• DIRECTIVE: Word for word, restate the lines from the start of the data below through the line containing "import plotly.graph_objects as go".

• SOURCE EXCERPT:
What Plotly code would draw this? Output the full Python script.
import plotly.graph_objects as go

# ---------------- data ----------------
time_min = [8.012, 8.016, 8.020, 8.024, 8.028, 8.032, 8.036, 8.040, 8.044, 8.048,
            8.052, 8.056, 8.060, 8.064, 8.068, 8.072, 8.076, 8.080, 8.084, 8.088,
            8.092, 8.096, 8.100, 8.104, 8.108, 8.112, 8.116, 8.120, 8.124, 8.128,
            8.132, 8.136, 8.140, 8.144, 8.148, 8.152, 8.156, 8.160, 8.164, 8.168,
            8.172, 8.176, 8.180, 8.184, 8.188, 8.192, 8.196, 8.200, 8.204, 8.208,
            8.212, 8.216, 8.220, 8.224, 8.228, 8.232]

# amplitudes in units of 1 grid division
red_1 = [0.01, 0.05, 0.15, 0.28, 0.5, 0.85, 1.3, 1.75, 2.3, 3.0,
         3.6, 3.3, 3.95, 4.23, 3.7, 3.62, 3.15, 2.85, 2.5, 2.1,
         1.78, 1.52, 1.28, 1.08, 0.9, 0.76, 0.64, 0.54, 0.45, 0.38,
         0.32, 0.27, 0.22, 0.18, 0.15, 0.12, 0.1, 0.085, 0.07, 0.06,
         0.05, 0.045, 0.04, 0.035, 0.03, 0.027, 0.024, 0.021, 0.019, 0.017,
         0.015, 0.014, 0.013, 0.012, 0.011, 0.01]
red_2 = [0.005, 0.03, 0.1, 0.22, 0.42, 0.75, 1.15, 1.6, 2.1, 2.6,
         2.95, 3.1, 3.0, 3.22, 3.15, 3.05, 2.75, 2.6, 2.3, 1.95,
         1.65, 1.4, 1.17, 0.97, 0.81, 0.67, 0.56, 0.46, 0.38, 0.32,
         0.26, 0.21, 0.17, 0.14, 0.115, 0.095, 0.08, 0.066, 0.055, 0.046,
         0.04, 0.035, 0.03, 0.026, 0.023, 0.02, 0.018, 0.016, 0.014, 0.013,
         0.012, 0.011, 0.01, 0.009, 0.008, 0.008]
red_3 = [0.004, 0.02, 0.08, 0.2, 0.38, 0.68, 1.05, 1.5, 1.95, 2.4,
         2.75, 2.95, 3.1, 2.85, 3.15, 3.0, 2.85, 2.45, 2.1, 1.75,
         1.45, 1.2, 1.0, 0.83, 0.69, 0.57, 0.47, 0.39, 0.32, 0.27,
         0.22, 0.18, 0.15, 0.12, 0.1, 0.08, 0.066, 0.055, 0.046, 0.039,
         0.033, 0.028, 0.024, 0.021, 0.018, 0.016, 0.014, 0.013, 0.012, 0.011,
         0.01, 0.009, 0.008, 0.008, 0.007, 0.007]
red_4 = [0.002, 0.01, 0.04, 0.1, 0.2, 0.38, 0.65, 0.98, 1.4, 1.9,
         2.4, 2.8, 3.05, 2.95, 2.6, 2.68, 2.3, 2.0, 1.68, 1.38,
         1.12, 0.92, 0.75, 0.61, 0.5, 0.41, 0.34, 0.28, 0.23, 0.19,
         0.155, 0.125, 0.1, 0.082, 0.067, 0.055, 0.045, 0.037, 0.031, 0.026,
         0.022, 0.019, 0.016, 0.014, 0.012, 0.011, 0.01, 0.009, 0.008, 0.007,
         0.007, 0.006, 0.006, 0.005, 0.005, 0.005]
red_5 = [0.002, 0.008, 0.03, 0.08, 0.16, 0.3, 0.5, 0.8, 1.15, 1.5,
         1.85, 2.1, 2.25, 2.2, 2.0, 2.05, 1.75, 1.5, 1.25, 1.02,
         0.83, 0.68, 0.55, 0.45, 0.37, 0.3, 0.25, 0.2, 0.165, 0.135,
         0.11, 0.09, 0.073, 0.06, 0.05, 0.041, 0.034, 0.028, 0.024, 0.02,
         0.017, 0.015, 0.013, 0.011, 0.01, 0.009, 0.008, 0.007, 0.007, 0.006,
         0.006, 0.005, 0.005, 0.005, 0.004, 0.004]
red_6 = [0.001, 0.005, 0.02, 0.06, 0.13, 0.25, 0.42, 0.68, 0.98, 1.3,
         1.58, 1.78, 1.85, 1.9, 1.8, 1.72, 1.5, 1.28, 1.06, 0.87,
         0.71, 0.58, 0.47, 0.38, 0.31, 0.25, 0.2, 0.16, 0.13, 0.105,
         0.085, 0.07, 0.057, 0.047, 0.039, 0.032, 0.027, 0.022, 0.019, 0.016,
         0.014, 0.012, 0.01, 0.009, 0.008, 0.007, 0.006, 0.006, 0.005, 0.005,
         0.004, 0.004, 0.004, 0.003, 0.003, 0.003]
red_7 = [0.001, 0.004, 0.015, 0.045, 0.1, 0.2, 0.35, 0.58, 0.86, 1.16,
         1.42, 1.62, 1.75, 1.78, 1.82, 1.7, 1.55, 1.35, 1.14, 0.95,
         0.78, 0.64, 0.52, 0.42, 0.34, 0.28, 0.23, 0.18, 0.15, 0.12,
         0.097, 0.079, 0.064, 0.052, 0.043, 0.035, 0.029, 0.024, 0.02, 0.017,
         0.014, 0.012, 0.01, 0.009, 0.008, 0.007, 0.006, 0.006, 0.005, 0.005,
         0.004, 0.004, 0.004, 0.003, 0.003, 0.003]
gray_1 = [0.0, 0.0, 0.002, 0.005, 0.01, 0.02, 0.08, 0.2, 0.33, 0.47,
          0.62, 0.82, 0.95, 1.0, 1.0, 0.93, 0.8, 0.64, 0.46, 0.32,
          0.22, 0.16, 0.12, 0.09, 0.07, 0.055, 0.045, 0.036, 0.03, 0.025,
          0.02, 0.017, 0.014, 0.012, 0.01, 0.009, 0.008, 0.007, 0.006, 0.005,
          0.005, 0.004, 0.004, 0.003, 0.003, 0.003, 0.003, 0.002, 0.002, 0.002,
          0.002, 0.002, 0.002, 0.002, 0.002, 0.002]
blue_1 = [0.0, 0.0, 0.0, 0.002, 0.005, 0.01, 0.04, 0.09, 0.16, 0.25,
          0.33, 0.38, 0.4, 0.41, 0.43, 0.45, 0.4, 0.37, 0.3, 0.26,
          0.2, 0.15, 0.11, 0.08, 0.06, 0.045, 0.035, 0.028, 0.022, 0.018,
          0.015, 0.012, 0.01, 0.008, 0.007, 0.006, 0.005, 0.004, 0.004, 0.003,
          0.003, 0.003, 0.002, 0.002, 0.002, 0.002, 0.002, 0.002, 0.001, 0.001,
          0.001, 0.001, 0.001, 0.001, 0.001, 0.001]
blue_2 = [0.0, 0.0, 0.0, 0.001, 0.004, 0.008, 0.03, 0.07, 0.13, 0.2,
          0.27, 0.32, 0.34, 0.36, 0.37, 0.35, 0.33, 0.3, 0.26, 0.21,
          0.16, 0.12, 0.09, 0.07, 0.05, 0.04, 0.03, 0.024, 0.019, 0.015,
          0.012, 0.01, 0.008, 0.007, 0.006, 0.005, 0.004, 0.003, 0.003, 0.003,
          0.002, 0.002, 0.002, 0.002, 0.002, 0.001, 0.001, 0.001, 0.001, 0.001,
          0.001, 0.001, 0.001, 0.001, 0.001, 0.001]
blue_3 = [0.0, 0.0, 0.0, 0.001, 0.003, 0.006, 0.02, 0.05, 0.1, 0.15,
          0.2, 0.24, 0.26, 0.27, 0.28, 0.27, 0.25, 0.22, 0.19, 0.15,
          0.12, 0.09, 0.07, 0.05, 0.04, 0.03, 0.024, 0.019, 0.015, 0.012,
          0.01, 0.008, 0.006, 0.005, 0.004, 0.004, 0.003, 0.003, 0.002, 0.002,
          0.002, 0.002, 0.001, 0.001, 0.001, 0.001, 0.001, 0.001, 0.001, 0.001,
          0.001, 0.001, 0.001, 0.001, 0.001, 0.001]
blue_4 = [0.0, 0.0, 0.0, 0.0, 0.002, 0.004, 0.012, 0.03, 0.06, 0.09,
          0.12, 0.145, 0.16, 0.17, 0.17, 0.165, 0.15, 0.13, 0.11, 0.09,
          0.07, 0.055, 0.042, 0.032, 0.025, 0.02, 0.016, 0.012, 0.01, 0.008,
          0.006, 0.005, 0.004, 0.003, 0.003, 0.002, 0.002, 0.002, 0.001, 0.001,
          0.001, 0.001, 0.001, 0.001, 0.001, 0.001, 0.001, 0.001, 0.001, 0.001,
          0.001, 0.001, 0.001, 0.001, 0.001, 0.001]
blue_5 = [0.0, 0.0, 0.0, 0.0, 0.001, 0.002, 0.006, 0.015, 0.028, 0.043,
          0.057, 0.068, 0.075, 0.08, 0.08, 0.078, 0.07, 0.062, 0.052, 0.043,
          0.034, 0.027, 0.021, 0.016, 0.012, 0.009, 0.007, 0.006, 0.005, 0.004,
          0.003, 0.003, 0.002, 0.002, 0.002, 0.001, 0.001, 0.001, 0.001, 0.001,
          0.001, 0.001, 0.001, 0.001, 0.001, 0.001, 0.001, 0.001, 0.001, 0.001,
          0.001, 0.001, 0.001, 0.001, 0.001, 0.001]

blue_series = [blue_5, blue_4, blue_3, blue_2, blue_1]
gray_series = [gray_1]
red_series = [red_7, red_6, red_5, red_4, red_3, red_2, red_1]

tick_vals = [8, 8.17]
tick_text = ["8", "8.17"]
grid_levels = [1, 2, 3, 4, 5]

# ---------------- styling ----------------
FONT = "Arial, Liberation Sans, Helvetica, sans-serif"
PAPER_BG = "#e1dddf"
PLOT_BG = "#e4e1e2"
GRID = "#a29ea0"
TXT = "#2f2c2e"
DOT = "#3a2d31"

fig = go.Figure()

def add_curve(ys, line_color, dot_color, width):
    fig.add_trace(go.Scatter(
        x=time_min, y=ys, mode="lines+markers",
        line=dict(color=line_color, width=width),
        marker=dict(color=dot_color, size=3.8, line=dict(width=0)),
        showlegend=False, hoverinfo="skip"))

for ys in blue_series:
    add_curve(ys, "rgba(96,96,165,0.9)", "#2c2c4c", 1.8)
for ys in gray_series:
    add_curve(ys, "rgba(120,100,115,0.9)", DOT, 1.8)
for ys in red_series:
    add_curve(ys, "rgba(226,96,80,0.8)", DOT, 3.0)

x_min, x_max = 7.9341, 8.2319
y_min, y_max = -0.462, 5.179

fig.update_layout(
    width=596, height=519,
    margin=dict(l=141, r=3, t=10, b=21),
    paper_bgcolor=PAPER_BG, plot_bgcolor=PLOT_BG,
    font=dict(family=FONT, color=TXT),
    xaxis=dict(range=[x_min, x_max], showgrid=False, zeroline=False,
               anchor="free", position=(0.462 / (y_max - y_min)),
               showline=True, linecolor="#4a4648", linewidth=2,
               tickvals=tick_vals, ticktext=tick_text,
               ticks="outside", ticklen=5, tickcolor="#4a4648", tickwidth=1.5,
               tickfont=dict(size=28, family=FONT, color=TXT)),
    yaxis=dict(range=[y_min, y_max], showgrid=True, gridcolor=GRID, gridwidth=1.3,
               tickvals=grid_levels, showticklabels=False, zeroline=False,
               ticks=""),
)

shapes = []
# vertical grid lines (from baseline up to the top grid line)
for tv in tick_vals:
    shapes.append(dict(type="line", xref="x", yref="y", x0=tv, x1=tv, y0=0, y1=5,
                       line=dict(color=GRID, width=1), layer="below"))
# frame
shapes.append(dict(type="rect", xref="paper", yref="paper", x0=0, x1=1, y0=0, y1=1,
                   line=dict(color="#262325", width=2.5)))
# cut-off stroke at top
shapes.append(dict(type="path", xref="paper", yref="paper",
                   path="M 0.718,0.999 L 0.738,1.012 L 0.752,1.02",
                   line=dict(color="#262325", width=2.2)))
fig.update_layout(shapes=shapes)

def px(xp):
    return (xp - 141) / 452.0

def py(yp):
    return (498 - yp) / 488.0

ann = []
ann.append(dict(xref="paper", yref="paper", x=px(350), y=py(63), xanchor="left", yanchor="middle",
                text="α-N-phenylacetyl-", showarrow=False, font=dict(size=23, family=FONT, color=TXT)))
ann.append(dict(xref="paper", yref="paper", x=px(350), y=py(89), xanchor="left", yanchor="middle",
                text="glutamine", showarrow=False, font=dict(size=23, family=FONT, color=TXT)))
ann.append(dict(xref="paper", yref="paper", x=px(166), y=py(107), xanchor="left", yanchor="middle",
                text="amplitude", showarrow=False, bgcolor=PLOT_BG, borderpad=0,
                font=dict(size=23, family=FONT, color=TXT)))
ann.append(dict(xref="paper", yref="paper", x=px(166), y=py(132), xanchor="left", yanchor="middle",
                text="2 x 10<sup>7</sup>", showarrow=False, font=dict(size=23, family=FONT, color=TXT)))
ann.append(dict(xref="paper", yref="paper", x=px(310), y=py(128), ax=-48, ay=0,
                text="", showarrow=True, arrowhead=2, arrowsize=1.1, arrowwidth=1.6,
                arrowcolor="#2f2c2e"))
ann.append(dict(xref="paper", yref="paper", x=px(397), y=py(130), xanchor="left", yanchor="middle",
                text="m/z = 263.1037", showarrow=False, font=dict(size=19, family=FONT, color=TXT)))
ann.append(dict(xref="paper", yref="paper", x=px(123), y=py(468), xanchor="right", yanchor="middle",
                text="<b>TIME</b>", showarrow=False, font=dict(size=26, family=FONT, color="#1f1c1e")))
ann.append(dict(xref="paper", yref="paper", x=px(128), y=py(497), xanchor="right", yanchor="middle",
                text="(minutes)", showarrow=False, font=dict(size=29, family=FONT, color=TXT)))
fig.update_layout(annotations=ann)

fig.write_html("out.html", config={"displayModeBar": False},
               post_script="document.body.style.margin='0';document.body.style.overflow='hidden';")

• FULL RESPONSE:
What Plotly code would draw this? Output the full Python script.
import plotly.graph_objects as go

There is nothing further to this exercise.